The large phase 2b study is designed to look at efficacy and safety, and includes a broad number of secondary outcome measures. “The study is powered to detect a statistically significant (p<0.05) difference between FX-322 and placebo subject groups,” Carl LeBel, PhD, Frequency’s Chief Development Officer. P<0.05 means there is less than a 5 percent chance that the changes aren’t real. If this study goes well, the next step is phase 3 trials. “Assuming we have positive data, we would meet again with the FDA and file for Breakthrough Therapy designation,” says Dr. LeBel. Breakthrough Therapy designation is designed to expedite the development and review of drugs that demonstrate substantial improvement over existing therapies. Of course, there are currently no drug therapies available to improve hearing loss, so this would be the first of its kind.
More Participants, More Hearing Gains
The phase 2b study has enrolled 142 individuals at 28 different clinical sites throughout the U.S. The participants are adults between 18-65 years old who have either noise-induced or permanent idiopathic sudden hearing loss, which are considered “acquired” hearing loss. “Our study population are people who’ve had a cochlea that was working well, that stops working well because of some force on it, such as noise or other external factors,” says Kevin Franck, PhD, Senior Vice President of Strategic Marketing and New Product Planning.
Due to what the company has learned from previous trials, the study population is also comprised of people with higher mild to lower severe hearing loss range, as they seem to respond best to the drug candidate. Improvement response is focused on better speech perception. With improved speech perception, individuals may hear words more clearly, a critical unmet need for individuals with hearing loss.
Measuring Improvement of FX-322
First, the study group is divided into people who will get a placebo, and those who will get FX-322. FX-322 participants get a single injection of the drug in their middle ear. Ninety days after, they undergo a speech perception test, which people with hearing loss do routinely when they are examined by an audiologist. A list of 50 words is read out loud, and the person has to repeat them back.
Although a 10 percent improvement is considered clinically meaningful, Frequency is also looking for what is statistically significant. So, while an extra 5 correct words would be a 10 percent improvement, “Some of the differences we’re seeing are actually twenty words out of fifty,” which is quadruple that, says Dr. Franck. To be deemed successful, a statistically significant (p<0.05) percent more of the participants treated with FX-322 have to show clear improvements in their speech perception compared to the placebo group.

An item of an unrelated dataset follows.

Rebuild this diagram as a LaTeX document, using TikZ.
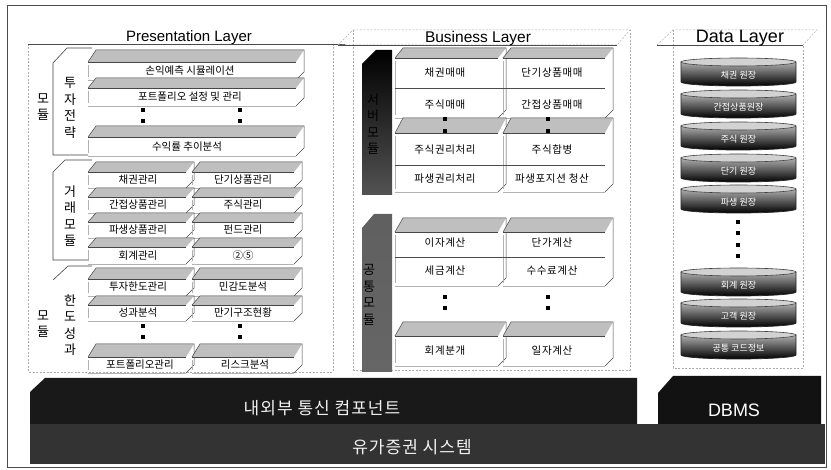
\documentclass[tikz,border=0pt]{standalone}
\usepackage{fontspec}
\setmainfont{Liberation Sans}
\newfontfamily\kr{Noto Sans CJK KR}
\newfontfamily\krwide[LetterSpace=6]{Noto Sans CJK KR}
\newcommand\myslab[5]{%
  \fill[gray!50] (#1,#4) -- ({#1+8},#3) -- ({#2+8},#3) -- (#2,#4) -- cycle;
  \draw[edge] (#1,#4) -- ({#1+8},#3) -- ({#2+8},#3) -- ({#2+8},{#5-8}) -- (#2,#5);
  \draw[edge] (#1,#4) -- (#2,#4);
  \draw[gray!60, line width=0.4pt] (#1,#5) -- (#2,#5);
  \draw[gray!60, line width=0.4pt] (#1,{#4+3}) -- (#1,{#5-3});
}
\newcommand\mydot[2]{\fill[black] ({#1-2.4},{#2-2.4}) rectangle ({#1+2.4},{#2+2.4});}
\newcommand\mycyl[3]{%
  \shade[top color=gray!40, middle color=gray!60, bottom color=black] (681,{#1-10}) -- (681,{#1+10})
     arc[start angle=180,end angle=360,x radius=57.5pt,y radius=4pt] -- (796,{#1-10})
     arc[start angle=0,end angle=180,x radius=57.5pt,y radius=4pt] -- cycle;
  \draw[black!85, line width=0.7pt] (681,{#1-10}) -- (681,{#1+10})
     arc[start angle=180,end angle=360,x radius=57.5pt,y radius=4pt] -- (796,{#1-10});
  \filldraw[fill=gray!35, draw=black!75, line width=0.6pt] (738.5,{#1-10}) ellipse[x radius=57.5pt, y radius=4pt];
  \node[cyltext] (#2) at (738.5,{#1+3}) {#3};
}
\begin{document}
\begin{tikzpicture}[x=1pt,y=-1pt,
  layerframe/.style={draw=gray!65, dash pattern=on 2pt off 1.5pt, line width=0.5pt},
  edge/.style={draw=gray!55!black, line width=0.5pt},
  item/.style={font=\kr\fontsize{10.5}{12}\selectfont, inner sep=0pt, text=black},
  bitem/.style={font=\krwide\fontsize{10.5}{12}\selectfont, inner sep=0pt, text=black},
  vlab/.style={font=\kr\fontsize{13}{16.5}\selectfont, align=center, inner sep=0pt},
  modline/.style={draw=black!75, line width=0.6pt},
  bigtext/.style={font=\krwide\fontsize{17}{19}\selectfont, text=gray!12, inner sep=0pt},
  cyltext/.style={font=\kr\fontsize{9}{10}\selectfont, text=white, inner sep=0pt},
]
\useasboundingbox (0,0) rectangle (831,470);
\fill[white] (0,0) rectangle (831,470);
\draw[black!70, line width=0.7pt] (7,5) rectangle (826,467);

% ---------------- Presentation layer ----------------
\draw[layerframe] (28,44) -- (28,372) -- (333,372) -- (333,44);
\draw[gray!60!black, line width=0.5pt] (28,44) -- (345,44);
\node[font=\fontsize{15}{17}\selectfont, anchor=base, inner sep=0pt] (ptitle) at (189,42) {Presentation Layer};

\draw[modline] (92,48) -- (67,48) -- (53,63) -- (53,155) -- (88,155);
\draw[modline] (92,160) -- (65,160) -- (53,172) -- (53,260) -- (88,260);
\draw[modline] (92,266) -- (68,266) -- (53,280);
\draw[layerframe] (43,372) -- (88,372);

\node[vlab] (m1) at (70,108) {투\\자\\전\\략};
\node[vlab] (m1b) at (43,107) {모\\듈};
\node[vlab] (m2) at (70,216) {거\\래\\모\\듈};
\node[vlab] (m3) at (70,325) {한\\도\\성\\과};
\node[vlab] (m3b) at (43,324) {모\\듈};

% module 1
\myslab{88}{296}{50}{62}{80}
\node[item] (p11) at (190,71) {손익예측 시뮬레이션};
\myslab{88}{296}{78}{88}{106}
\node[item] (p12) at (190,97) {포트폴리오 설정 및 관리};
\mydot{143}{110}\mydot{143}{121}\mydot{240}{110}\mydot{240}{121}
\myslab{88}{296}{126}{137}{156}
\node[item] (p13) at (187,147) {수익률 추이분석};

% module 2
\myslab{88}{186}{162}{172}{188}\myslab{192}{294}{162}{172}{188}
\node[item] (p21) at (138,180) {채권관리};
\node[item] (p22) at (243,180) {단기상품관리};
\myslab{88}{186}{188}{197}{213}\myslab{192}{294}{188}{197}{213}
\node[item] (p23) at (138,205) {간접상품관리};
\node[item] (p24) at (243,205) {주식관리};
\myslab{88}{186}{213}{222}{238}\myslab{192}{294}{213}{222}{238}
\node[item] (p25) at (138,230) {파생상품관리};
\node[item] (p26) at (243,230) {펀드관리};
\myslab{88}{186}{238}{247}{264}\myslab{192}{294}{238}{247}{264}
\node[item] (p27) at (138,256) {회계관리};
\node[item] (p28) at (243,256) {②⑤};

% module 3
\myslab{88}{186}{268}{279}{296}\myslab{192}{294}{268}{279}{296}
\node[item] (p31) at (138,287) {투자한도관리};
\node[item] (p32) at (243,287) {민감도분석};
\myslab{88}{186}{296}{305}{321}\myslab{192}{294}{296}{305}{321}
\node[item] (p33) at (138,313) {성과분석};
\node[item] (p34) at (243,313) {만기구조현황};
\mydot{143}{326}\mydot{143}{337}\mydot{240}{326}\mydot{240}{337}
\myslab{88}{186}{344}{357}{373}\myslab{192}{294}{344}{357}{373}
\node[item] (p35) at (140,365) {포트폴리오관리};
\node[item] (p36) at (245,365) {리스크분석};

% ---------------- Business layer ----------------
\draw[layerframe] (338,45) -- (353,30) -- (630,30) -- (617,45) -- cycle;
\draw[layerframe] (353,30) -- (353,370) -- (630,370) -- (630,30);
\draw[gray!60!black, line width=0.5pt] (338,45) -- (617,45);
\node[font=\fontsize{15.5}{17}\selectfont, anchor=base, inner sep=0pt] (btitle) at (478,43) {Business Layer};

\shade[top color=black, middle color=gray!45, bottom color=gray!65!black] (362,64) -- (376,50) -- (392,50) -- (392,195) -- (362,195) -- cycle;
\node[vlab] (sv) at (373,124) {서\\버\\모\\듈};
\shade[top color=gray!75!black, middle color=gray!22, bottom color=gray!80!black] (362,228) -- (374,214) -- (392,214) -- (392,372) -- (362,372) -- cycle;
\node[vlab] (cm) at (369,295) {공\\통\\모\\듈};

\myslab{395}{498}{48}{58}{118}\myslab{503}{605}{48}{58}{118}
\draw[black!70, line width=0.6pt] (395,88) -- (605,88);
\node[bitem] (b1) at (445,73) {채권매매};
\node[bitem] (b2) at (552,73) {단기상품매매};
\node[bitem] (b3) at (445,105) {주식매매};
\node[bitem] (b4) at (552,105) {간접상품매매};
\myslab{395}{498}{118}{133}{192}\myslab{503}{605}{118}{133}{192}
\draw[black!70, line width=0.6pt] (395,165) -- (605,165);
\mydot{445}{119}\mydot{445}{131}\mydot{548}{119}\mydot{548}{131}
\node[bitem] (b5) at (445,150) {주식권리처리};
\node[bitem] (b6) at (552,150) {주식합병};
\node[bitem] (b7) at (445,179) {파생권리처리};
\node[bitem] (b8) at (552,179) {파생포지션 청산};

\myslab{395}{498}{218}{232}{286}\myslab{503}{605}{218}{232}{286}
\draw[black!70, line width=0.6pt] (395,257) -- (605,257);
\node[bitem] (c1) at (445,243) {이자계산};
\node[bitem] (c2) at (552,243) {단가계산};
\node[bitem] (c3) at (445,271) {세금계산};
\node[bitem] (c4) at (552,271) {수수료계산};
\mydot{445}{297}\mydot{445}{308}\mydot{548}{297}\mydot{548}{308}
\myslab{395}{498}{322}{336}{366}\myslab{503}{605}{322}{336}{366}
\node[bitem] (c5) at (445,351) {회계분개};
\node[bitem] (c6) at (552,351) {일자계산};

% ---------------- Data layer ----------------
\draw[layerframe] (657,45) -- (673,30) -- (817,30) -- (803,45);
\draw[layerframe] (673,30) -- (673,368) -- (803,368) -- (803,45);
\draw[gray!60!black, line width=0.5pt] (657,45) -- (803,45);
\node[font=\fontsize{18}{20}\selectfont, anchor=base, inner sep=0pt] (dtitle) at (740,43) {Data Layer};

\mycyl{72}{d1}{채권 원장}
\mycyl{104}{d2}{간접상품원장}
\mycyl{136}{d3}{주식 원장}
\mycyl{168}{d4}{단기 원장}
\mycyl{199}{d5}{파생 원장}
\mydot{738}{222}\mydot{738}{233}\mydot{738}{245}\mydot{738}{256}
\mycyl{282}{d6}{회계 원장}
\mycyl{313}{d7}{고객 원장}
\mycyl{345}{d8}{공통 코드정보}

% ---------------- bottom bars ----------------
\fill[black!90] (30,392) -- (45,378) -- (637,378) -- (637,424) -- (30,424) -- cycle;
\fill[black!93] (658,393) -- (673,376) -- (821,376) -- (821,424) -- (658,424) -- cycle;
\fill[black!80] (30,424) -- (825,424) -- (825,464) -- (30,464) -- cycle;
\node[bigtext] (comm) at (322,408) {내외부 통신 컴포넌트};
\node[bigtext] (sys) at (412,447) {유가증권 시스템};
\node[font=\fontsize{18}{20}\selectfont, text=white, inner sep=0pt] (dbms) at (734,410) {DBMS};
\end{tikzpicture}
\end{document}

The drug also seems to be well-tolerated in participants. “The beauty of doing local delivery to the ear is you don’t have to worry about systemic side effects,” says LeBel. The drug gets straight into the cochlea, and while people who receive it may feel a sense of fullness in their ear, the discomfort is mild and temporary, with no lasting side effects observed. “That’s really important for therapy of this nature,” LeBel adds.
Looking to the Future
The team has learned a lot from their previous trials of the drug, and the possibility that FX-322 will be available on the market in the not-too-distant future draws closer. “We feel confident that we’ve designed a study in the best way possible to be able to demonstrate very clearly that FX-322 can provide a benefit in hearing loss,” says LeBel. “We really can’t wait to see the results.”
More to come in early 2023 when the study results are published.